What a living campaign website does

A site built for the new job gives a supporter a reason to come back on their own — ideally every day, without being asked for money. The most reliable reason is a small daily habit: a two-minute game, a word, a puzzle that’s fresh each morning. That’s the only campaign contact a supporter looks forward to, and every day’s puzzle quietly carries the day’s message.

That turns one visit into a relationship. Thirty days of play is thirty impressions of your message — carried by the game, not bought with an ad — and every player is someone you can reach again. The daily-habit format is proven at the largest scales in media; the move is to build a campaign’s own version of it.

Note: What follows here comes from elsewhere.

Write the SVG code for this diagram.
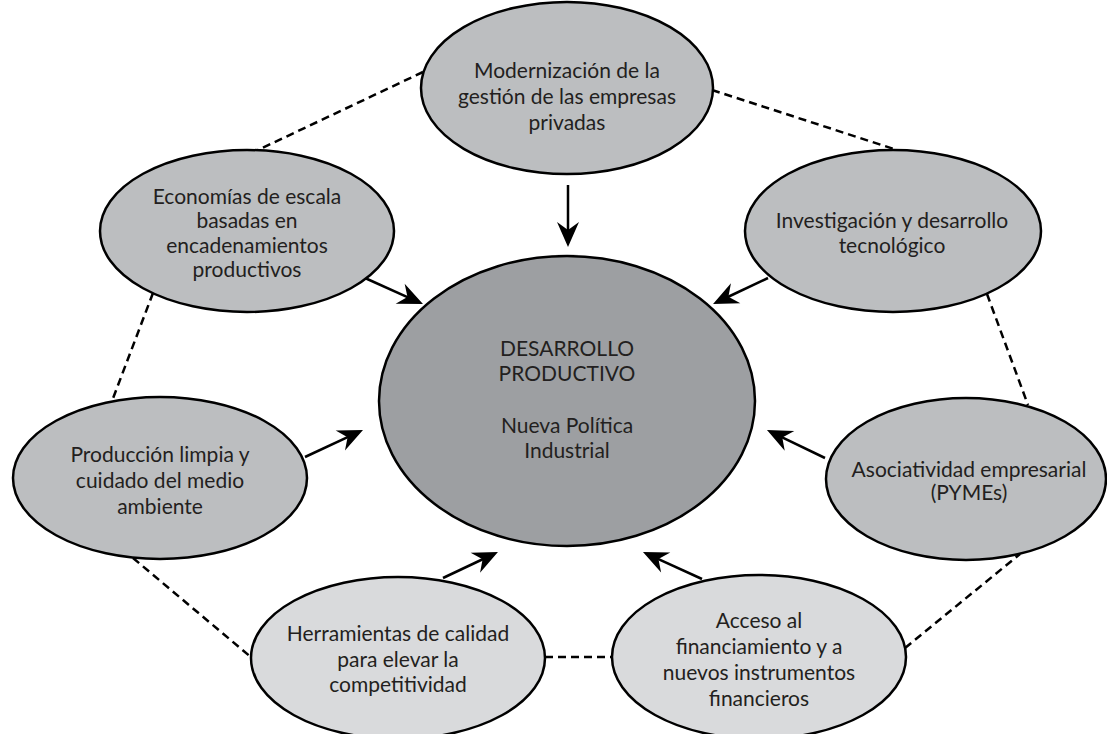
<svg xmlns="http://www.w3.org/2000/svg" width="1107" height="734" viewBox="0 0 1107 734">
<style>
.n{stroke:#000;stroke-width:2.5}
.mid{fill:#bcbec0}
.light{fill:#d9dadc}
.core{fill:#9d9fa2}
text{font-family:Lato,"Noto Sans","Liberation Sans",sans-serif;font-size:21px;fill:#231f20;text-anchor:middle}
.dash{stroke:#000;stroke-width:2.5;stroke-dasharray:8 5;fill:none}
.arr{stroke:#000;stroke-width:2.5;fill:none;marker-end:url(#ah)}
</style>
<defs>
<marker id="ah" markerUnits="userSpaceOnUse" viewBox="-12 -12 28 24" refX="0" refY="0" markerWidth="28" markerHeight="24" orient="auto">
<path d="M14,0 L-11,-11 L-3,0 L-11,11 Z" fill="#000"/>
</marker>
</defs>
<rect width="1107" height="734" fill="#fff"/>
<g id="connectors">
<line class="dash" x1="423" y1="72" x2="258" y2="150"/>
<line class="dash" x1="712" y1="90" x2="897" y2="150"/>
<line class="dash" x1="153" y1="293" x2="112" y2="401"/>
<line class="dash" x1="987" y1="294" x2="1028" y2="405"/>
<line class="dash" x1="133" y1="558" x2="252" y2="658"/>
<line class="dash" x1="545" y1="657" x2="612" y2="657"/>
<line class="dash" x1="905" y1="648" x2="1020" y2="554"/>
<line class="arr" x1="568" y1="185" x2="568" y2="233"/>
<line class="arr" x1="365" y1="278" x2="410.2" y2="298.3"/>
<line class="arr" x1="768" y1="278" x2="725.7" y2="298"/>
<line class="arr" x1="305" y1="457" x2="350.3" y2="435.9"/>
<line class="arr" x1="825" y1="458" x2="779.6" y2="436.1"/>
<line class="arr" x1="443" y1="578" x2="485.3" y2="558"/>
<line class="arr" x1="702" y1="579" x2="655.7" y2="557.8"/>
</g>
<g id="center">
<ellipse class="n core" cx="567" cy="401" rx="188" ry="145"/>
<text x="567" y="356">DESARROLLO</text>
<text x="567" y="381">PRODUCTIVO</text>
<text x="567" y="433">Nueva Política</text>
<text x="567" y="458">Industrial</text>
</g>
<g id="modernizacion">
<ellipse class="n mid" cx="567" cy="88" rx="146" ry="86"/>
<text x="567" y="78">Modernización de la</text>
<text x="567" y="104">gestión de las empresas</text>
<text x="567" y="130">privadas</text>
</g>
<g id="economias">
<ellipse class="n mid" cx="247" cy="231" rx="147" ry="81"/>
<text x="247" y="204">Economías de escala</text>
<text x="247" y="228">basadas en</text>
<text x="247" y="253">encadenamientos</text>
<text x="247" y="277">productivos</text>
</g>
<g id="investigacion">
<ellipse class="n mid" cx="893" cy="231" rx="148" ry="81"/>
<text x="892" y="228">Investigación y desarrollo</text>
<text x="892" y="253">tecnológico</text>
</g>
<g id="produccion">
<ellipse class="n mid" cx="160" cy="478" rx="147" ry="81"/>
<text x="160" y="462">Producción limpia y</text>
<text x="160" y="488">cuidado del medio</text>
<text x="160" y="514">ambiente</text>
</g>
<g id="asociatividad">
<ellipse class="n mid" cx="966" cy="479" rx="140" ry="81"/>
<text x="969" y="477">Asociatividad empresarial</text>
<text x="969" y="500">(PYMEs)</text>
</g>
<g id="herramientas">
<ellipse class="n light" cx="398" cy="658" rx="147" ry="81"/>
<text x="398" y="641">Herramientas de calidad</text>
<text x="398" y="667">para elevar la</text>
<text x="398" y="692">competitividad</text>
</g>
<g id="acceso">
<ellipse class="n light" cx="759" cy="657" rx="147" ry="82"/>
<text x="759" y="628">Acceso al</text>
<text x="759" y="654">financiamiento y a</text>
<text x="759" y="680">nuevos instrumentos</text>
<text x="759" y="706">financieros</text>
</g>
</svg>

The scoreboard changes too

When the visit was cheap, you measured rank and reach. When the return is the scarce thing, you measure whether people come back — and that’s a number a campaign can actually act on.

The honest part

Two caveats we’ll state plainly. First, the figures above are all-search, all-adult numbers, not candidate-query-specific. Political searches lean news-heavy and recency-sensitive, which we believe tilts even hardertoward intercepted visits — but that’s our extrapolation, and we’ll say so. Second, we have an interest here: building the daily-game habit for campaigns is what we do. We think the evidence stands on its own; you should weigh the source.

The short answer

The campaign website isn’t dead. The era of treating it as a destination to be found is. The campaigns that win the next cycle won’t be the easiest to find — they’ll be the ones a supporter chooses to come back to.

Quick answers

Is the campaign website dead?

No. The strategy built on cheap, abundant visits is dying — but the website itself is more valuable than ever, because attention is now the scarce thing. Its job changed from being found to being returned to.

Why is search no longer bringing campaigns traffic?

Most U.S. searches now end without a click, AI Overviews lower click-through further, and being cited by an AI assistant sends only single-digit-percent traffic back. The visit search used to deliver largely isn’t arriving.

What makes a campaign website work now?

A reason to come back. A site a supporter returns to on their own — most reliably through a fresh daily habit like a two-minute game — turns one visit into a relationship, carries the day’s message, and is measured by return rate, list growth, and shares rather than by rank.

The front door moved. Build the room people come back to.